Abdul B. Kamara is a Sierra Leonean development economist and diplomat who served as the United Nations Joint Special Representative in Darfur from 2014 to 2015.

==Career==
Prior to this appointment of 25 September 2014 by United Nations Secretary-General Ban Ki-moon, Dr. Kamara held several high-level positions in the African Development Bank. He served as Resident Representative in the Sudan Country Office from 2011 to 2014, Manager of the Research Division from 2007 to 2010 and Senior Agricultural Economist from 2004 to 2007. Before joining the African Development Bank, Dr. Kamara held the position of Research Scientist at the International Water Management Institute in Ghana and South Africa.

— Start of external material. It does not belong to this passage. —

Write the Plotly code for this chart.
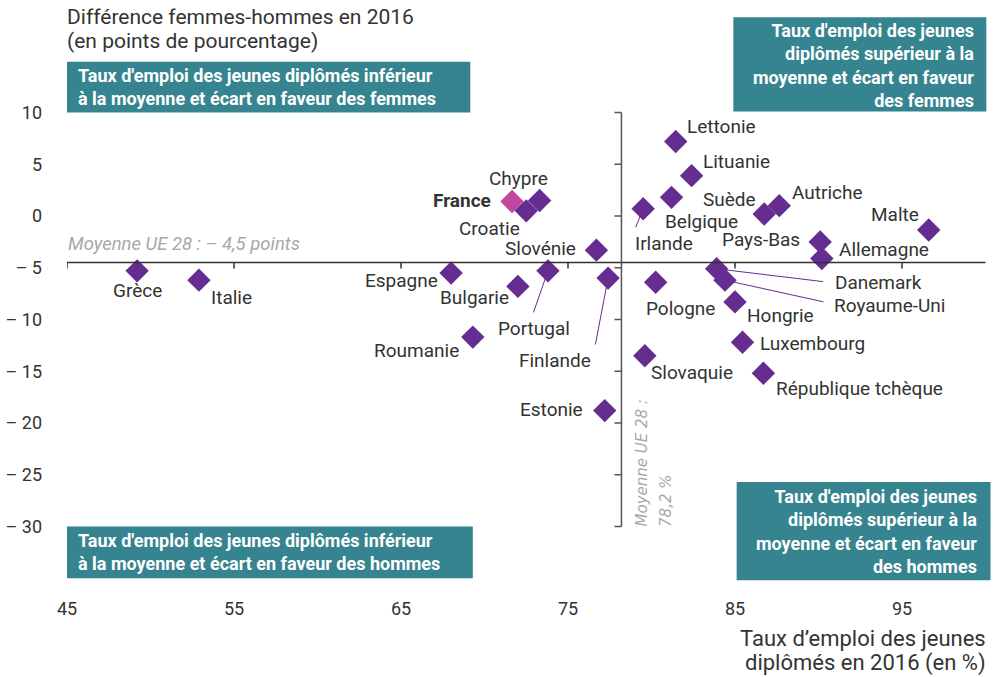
import plotly.graph_objects as go

# ---- data -------------------------------------------------------------
pays = ["Grèce", "Italie", "Espagne", "Roumanie", "France", "Bulgarie", "Croatie",
        "Chypre", "Portugal", "Slovénie", "Estonie", "Finlande", "Irlande",
        "Slovaquie", "Pologne", "Belgique", "Lettonie", "Lituanie", "Danemark",
        "Royaume-Uni", "Hongrie", "Luxembourg", "République tchèque", "Suède",
        "Autriche", "Pays-Bas", "Allemagne", "Malte"]
taux_emploi = [49.2, 52.9, 68.0, 69.3, 71.65, 72.0, 72.5,
               73.3, 73.8, 76.7, 77.2, 77.4, 79.5,
               79.6, 80.25, 81.2, 81.45, 82.4, 83.9,
               84.4, 85.0, 85.45, 86.7, 86.75,
               87.65, 90.1, 90.2, 96.6]
ecart_fh = [-5.3, -6.2, -5.5, -11.7, 1.4, -6.8, 0.5,
            1.5, -5.3, -3.3, -18.8, -6.0, 0.7,
            -13.5, -6.4, 1.8, 7.2, 3.9, -5.1,
            -6.2, -8.3, -12.2, -15.2, 0.2,
            1.0, -2.5, -4.1, -1.35]

moyenne_taux = 78.2
moyenne_ecart = -4.5

x_ticks = [45, 55, 65, 75, 85, 95]
y_ticks = [10, 5, 0, -5, -10, -15, -20, -25, -30]
y_ticktext = ["10", "5", "0", "– 5", "– 10", "– 15", "– 20", "– 25", "– 30"]

# ---- style ------------------------------------------------------------
FONT = "Roboto"
TXT = "#333333"
PURPLE = "#662D91"
PINK = "#C2479E"
TEAL = "#35848F"
GREY = "#A8A8A8"

# label placement: xanchor, xshift, yshift, leader (ax, ay) or None
label_pos = {
    "Grèce": ("center", 0, -20, None),
    "Italie": ("left", 10, -17, None),
    "Espagne": ("right", -11, -8, None),
    "Roumanie": ("right", -12, -13, None),
    "France": ("right", -19, 1, None),
    "Bulgarie": ("right", -7, -11, None),
    "Croatie": ("center", -37, -18, None),
    "Chypre": ("center", -21, 22, None),
    "Portugal": ("center", -14, -58, (-15, 43)),
    "Slovénie": ("right", -18, 2, None),
    "Estonie": ("right", -20, 1, None),
    "Finlande": ("center", -53, -82, (-13, 68)),
    "Irlande": ("center", 21, -35, (-8, 20)),
    "Slovaquie": ("center", 47, -17, None),
    "Pologne": ("center", 25, -26, None),
    "Belgique": ("center", 30, -24, None),
    "Lettonie": ("left", 9, 15, None),
    "Lituanie": ("left", 9, 14, None),
    "Danemark": ("left", 116, -14, (108, 13)),
    "Royaume-Uni": ("left", 107, -25, (100, 22)),
    "Hongrie": ("center", 45, -14, None),
    "Luxembourg": ("left", 15, -1, None),
    "République tchèque": ("center", 96, -15, None),
    "Suède": ("center", -35, 14, None),
    "Autriche": ("left", 11, 13, None),
    "Pays-Bas": ("right", -18, 2, None),
    "Allemagne": ("left", 15, 9, None),
    "Malte": ("center", -34, 15, None),
}

colors = [PINK if p == "France" else PURPLE for p in pays]

fig = go.Figure()
fig.add_trace(go.Scatter(
    x=taux_emploi, y=ecart_fh, mode="markers",
    marker=dict(symbol="diamond", size=18, color=colors, line=dict(width=0)),
    text=pays, hoverinfo="text", showlegend=False,
))

shapes = []
# average lines (custom axes)
shapes.append(dict(type="line", xref="x", yref="y", x0=45, x1=100,
                   y0=moyenne_ecart, y1=moyenne_ecart,
                   line=dict(color="#333333", width=1.5)))
shapes.append(dict(type="line", xref="x", yref="y", x0=moyenne_taux, x1=moyenne_taux,
                   y0=-30, y1=10, line=dict(color="#555555", width=1.5)))
for t in x_ticks:
    shapes.append(dict(type="line", xref="x", yref="y", ysizemode="pixel",
                       yanchor=moyenne_ecart, x0=t, x1=t, y0=0, y1=-6,
                       line=dict(color="#333333", width=1.5)))
for t in y_ticks:
    shapes.append(dict(type="line", xref="x", yref="y", xsizemode="pixel",
                       xanchor=moyenne_taux, x0=0, x1=-7, y0=t, y1=t,
                       line=dict(color="#555555", width=1.5)))

# quadrant boxes
boxes = [
    (45, 69.15, 10, 14.9),
    (84.9, 100.05, 10.1, 19.2),
    (45, 69.3, -30, -35.0),
    (85.1, 100.3, -25.7, -35.2),
]
for x0, x1, y0, y1 in boxes:
    shapes.append(dict(type="rect", xref="x", yref="y", x0=x0, x1=x1, y0=y0, y1=y1,
                       fillcolor=TEAL, line=dict(width=0), layer="below"))

annotations = []
box_font = dict(family=FONT, size=18, color="white")
annotations += [
    dict(x=45.55, y=12.45, xref="x", yref="y", xanchor="left", yanchor="middle",
         align="left", showarrow=False, font=box_font,
         text="<b>Taux d'emploi des jeunes diplômés inférieur<br>à la moyenne et écart en faveur des femmes</b>"),
    dict(x=99.45, y=14.5, xref="x", yref="y", xanchor="right", yanchor="middle",
         align="right", showarrow=False, font=box_font,
         text="<b>Taux d'emploi des jeunes<br>diplômés supérieur à la<br>moyenne et écart en faveur<br>des femmes</b>"),
    dict(x=45.55, y=-32.5, xref="x", yref="y", xanchor="left", yanchor="middle",
         align="left", showarrow=False, font=box_font,
         text="<b>Taux d'emploi des jeunes diplômés inférieur<br>à la moyenne et écart en faveur des hommes</b>"),
    dict(x=99.6, y=-30.45, xref="x", yref="y", xanchor="right", yanchor="middle",
         align="right", showarrow=False, font=box_font,
         text="<b>Taux d'emploi des jeunes<br>diplômés supérieur à la<br>moyenne et écart en faveur<br>des hommes</b>"),
]

# average texts
annotations.append(dict(x=45, y=moyenne_ecart, xref="x", yref="y", xanchor="left",
                        yanchor="middle", yshift=19, xshift=-1, showarrow=False,
                        text="<i>Moyenne UE 28 : – 4,5 points</i>",
                        font=dict(family=FONT, size=18.5, color=GREY)))
vfont = dict(family="DejaVu Sans", size=15, color=GREY)
for txt, xs in [("<i>Moyenne UE 28 :</i>", 21), ("<i>78,2 %</i>", 44)]:
    annotations.append(dict(x=moyenne_taux, y=-30, xref="x", yref="y", xanchor="center",
                            yanchor="bottom", xshift=xs, yshift=-2, showarrow=False,
                            textangle=-90, text=txt, font=vfont))

# titles (one annotation per line for tight DIN-like spacing)
title_font = dict(family=FONT, size=21, color=TXT)
for txt, py in [("Différence femmes-hommes en 2016", 17),
                ("(en points de pourcentage)", 41)]:
    annotations.append(dict(x=0, y=(581 - py) / 567, xref="paper", yref="paper",
                            xanchor="left", yanchor="middle", xshift=-2,
                            showarrow=False, text=txt, font=title_font))
xt_font = dict(family=FONT, size=22, color=TXT)
for txt, py in [("Taux d’emploi des jeunes", 639),
                ("diplômés en 2016 (en %)", 663)]:
    annotations.append(dict(x=(988 - 67) / 924, y=(581 - py) / 567, xref="paper",
                            yref="paper", xanchor="right", yanchor="middle",
                            showarrow=False, text=txt, font=xt_font))

# country labels
for p, xv, yv in zip(pays, taux_emploi, ecart_fh):
    xa, xs, ys, lead = label_pos[p]
    txt = f"<b>{p}</b>" if p == "France" else p
    if lead is not None:
        annotations.append(dict(x=xv, y=yv, xref="x", yref="y", text="",
                                showarrow=True, arrowhead=0, arrowwidth=1,
                                arrowcolor=PURPLE, ax=lead[0], ay=lead[1],
                                standoff=6))
    annotations.append(dict(x=xv, y=yv, xref="x", yref="y", text=txt,
                            showarrow=False, xanchor=xa, yanchor="middle",
                            xshift=xs, yshift=ys,
                            font=dict(family=FONT, size=19, color=TXT)))

fig.update_layout(
    width=995, height=677,
    margin=dict(l=67, r=4, t=14, b=96),
    paper_bgcolor="white", plot_bgcolor="white",
    font=dict(family=FONT, color=TXT),
    shapes=shapes, annotations=annotations,
    xaxis=dict(range=[45, 45 + 924 / 16.7], showgrid=False, zeroline=False,
               showline=False, tickvals=x_ticks, ticks="",
               ticklabelstandoff=15, tickfont=dict(family=FONT, size=18, color=TXT)),
    yaxis=dict(range=[(216 - 581) / 10.35, (216 - 14) / 10.35], showgrid=False,
               zeroline=False, showline=False, tickvals=y_ticks, ticktext=y_ticktext,
               ticks="", ticklabelstandoff=24,
               tickfont=dict(family=FONT, size=18, color=TXT)),
)

fig.write_html("out.html", config={"displayModeBar": False},
               post_script="document.body.style.margin='0';document.body.style.overflow='hidden';")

Following his term as the United Nations Joint Special Representative in Darfur, Dr. Kamara returned to he African Development Bank. Dr. Kamara initially returned to the role of Resident Representative in the Sudan Country Office before being appointed as Country Manager for Ethiopia by then-African Development Bank President, Akinwumi Adesina, in 2017. In January 2021, Dr. Kamara was appointed as Deputy Director General for the East Africa Region. Dr. Kamara currently serves as a Director General at the African Development Bank in the Nigeria Country Office.

==Education==
Dr. Kamara graduated with a Bachelor of Science (Vordiplom) in Agriculture from the University of Hohenheim in 1993. He subsequently completed a Master of Science (cum laude) in Agricultural Economics from the University of Hohenheim in 1997 followed by an award-winning PhD (cum laude) in Agricultural and Development Economics from the University of Göttingen. Dr. Kamara was awarded Germany's prestigious Josef G. Knoll Science Award in 2002 for his PhD dissertation. He was the first Sierra Leonean, and fourth African to receive the award.